## Task statement
Set all the material down again unchanged, without the pictures.
##############################
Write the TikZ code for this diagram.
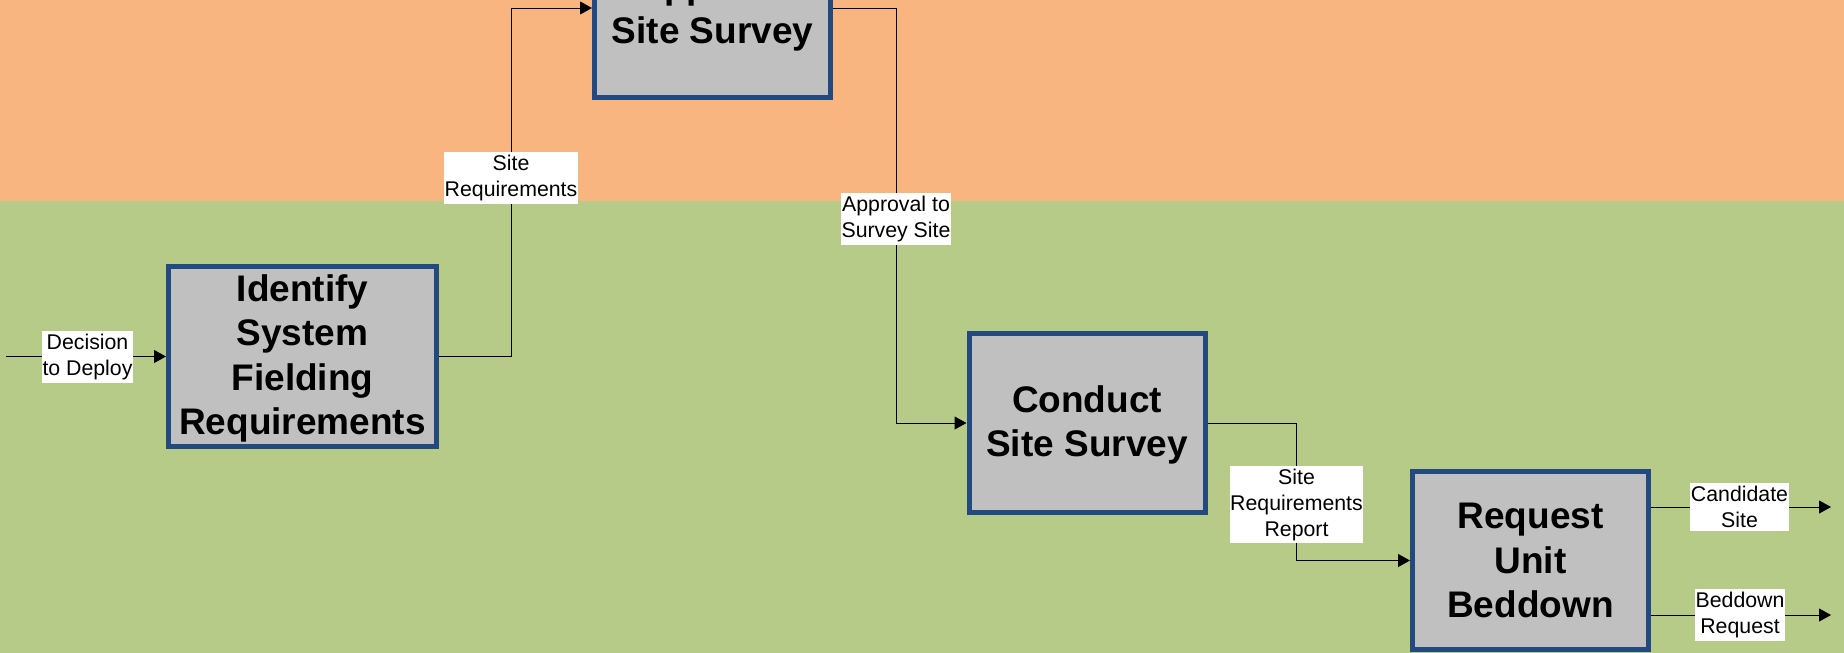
\documentclass[tikz,border=0pt]{standalone}
\usepackage{fontspec}
\setmainfont{Liberation Sans}
\usetikzlibrary{arrows.meta}
\definecolor{bandorange}{RGB}{249,181,128}
\definecolor{bandgreen}{RGB}{183,203,136}
\definecolor{boxgray}{RGB}{192,192,192}
\definecolor{boxblue}{RGB}{35,74,128}
\tikzset{
  procbox/.style={draw=boxblue, line width=5pt, fill=boxgray, inner sep=0pt,
    minimum width=236pt, minimum height=179pt, align=center,
    font=\fontsize{37}{44.5}\selectfont\bfseries},
  conn/.style={draw=black, line width=1pt, -{Triangle[length=12pt,width=13pt]}},
  lbl/.style={fill=white, inner xsep=0.5pt, inner ysep=3pt, align=center,
    font=\fontsize{21.3}{26}\selectfont}
}
\begin{document}
\begin{tikzpicture}[x=1pt,y=-1pt]
\useasboundingbox (0,0) rectangle (1844,653);
\clip (0,0) rectangle (1844,653);
\fill[bandorange] (0,0) rectangle (1844,201);
\fill[bandgreen] (0,201) rectangle (1844,653);

% process boxes
\node[procbox, minimum width=268pt, minimum height=180pt] (ident) at (302.5,356.5) {\rule{0pt}{31pt}Identify\\System\\Fielding\\Requirements};
\node[procbox] (top) at (712.5,8) {\rule{0pt}{34pt}Approve\\Site Survey};
\node[procbox] (conduct) at (1087,423) {\rule{0pt}{31pt}Conduct\\Site Survey};
\node[procbox, minimum height=178pt] (req) at (1530.5,560.5) {Request\\Unit\\Beddown};

% helper coordinates
\coordinate (in0) at (6,356.5);
\coordinate (j1) at (511,0);
\coordinate (j2) at (896.5,0);
\coordinate (j3) at (1296,0);
\coordinate (o1) at (1831,507);
\coordinate (o2) at (1831,615);

% connectors
\draw[conn] (in0) -- (ident.west);
\draw[conn] (ident.east) -| (top.west -| j1) -- (top.west);
\draw[conn] (top.east) -| (conduct.west -| j2) -- (conduct.west);
\draw[conn] (conduct.east) -| (req.west -| j3) -- (req.west);
\draw[conn] (req.east |- o1) -- (o1);
\draw[conn] (req.east |- o2) -- (o2);

% labels
\node[lbl] (l1) at (87.5,357) {Decision\\to Deploy};
\node[lbl] (l2) at (511,178) {Site\\Requirements};
\node[lbl] (l3) at (896,219) {Approval to\\Survey Site};
\node[lbl] (l4) at (1296.5,504.5) {Site\\Requirements\\Report};
\node[lbl] (l5) at (1739.5,507) {Candidate\\Site};
\node[lbl] (l6) at (1740,615) {Beddown\\Request};
\end{tikzpicture}
\end{document}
##############################
## Full output
Write the TikZ code for this diagram.
\documentclass[tikz,border=0pt]{standalone}
\usepackage{fontspec}
\setmainfont{Liberation Sans}
\usetikzlibrary{arrows.meta}
\definecolor{bandorange}{RGB}{249,181,128}
\definecolor{bandgreen}{RGB}{183,203,136}
\definecolor{boxgray}{RGB}{192,192,192}
\definecolor{boxblue}{RGB}{35,74,128}
\tikzset{
  procbox/.style={draw=boxblue, line width=5pt, fill=boxgray, inner sep=0pt,
    minimum width=236pt, minimum height=179pt, align=center,
    font=\fontsize{37}{44.5}\selectfont\bfseries},
  conn/.style={draw=black, line width=1pt, -{Triangle[length=12pt,width=13pt]}},
  lbl/.style={fill=white, inner xsep=0.5pt, inner ysep=3pt, align=center,
    font=\fontsize{21.3}{26}\selectfont}
}
\begin{document}
\begin{tikzpicture}[x=1pt,y=-1pt]
\useasboundingbox (0,0) rectangle (1844,653);
\clip (0,0) rectangle (1844,653);
\fill[bandorange] (0,0) rectangle (1844,201);
\fill[bandgreen] (0,201) rectangle (1844,653);

% process boxes
\node[procbox, minimum width=268pt, minimum height=180pt] (ident) at (302.5,356.5) {\rule{0pt}{31pt}Identify\\System\\Fielding\\Requirements};
\node[procbox] (top) at (712.5,8) {\rule{0pt}{34pt}Approve\\Site Survey};
\node[procbox] (conduct) at (1087,423) {\rule{0pt}{31pt}Conduct\\Site Survey};
\node[procbox, minimum height=178pt] (req) at (1530.5,560.5) {Request\\Unit\\Beddown};

% helper coordinates
\coordinate (in0) at (6,356.5);
\coordinate (j1) at (511,0);
\coordinate (j2) at (896.5,0);
\coordinate (j3) at (1296,0);
\coordinate (o1) at (1831,507);
\coordinate (o2) at (1831,615);

% connectors
\draw[conn] (in0) -- (ident.west);
\draw[conn] (ident.east) -| (top.west -| j1) -- (top.west);
\draw[conn] (top.east) -| (conduct.west -| j2) -- (conduct.west);
\draw[conn] (conduct.east) -| (req.west -| j3) -- (req.west);
\draw[conn] (req.east |- o1) -- (o1);
\draw[conn] (req.east |- o2) -- (o2);

% labels
\node[lbl] (l1) at (87.5,357) {Decision\\to Deploy};
\node[lbl] (l2) at (511,178) {Site\\Requirements};
\node[lbl] (l3) at (896,219) {Approval to\\Survey Site};
\node[lbl] (l4) at (1296.5,504.5) {Site\\Requirements\\Report};
\node[lbl] (l5) at (1739.5,507) {Candidate\\Site};
\node[lbl] (l6) at (1740,615) {Beddown\\Request};
\end{tikzpicture}
\end{document}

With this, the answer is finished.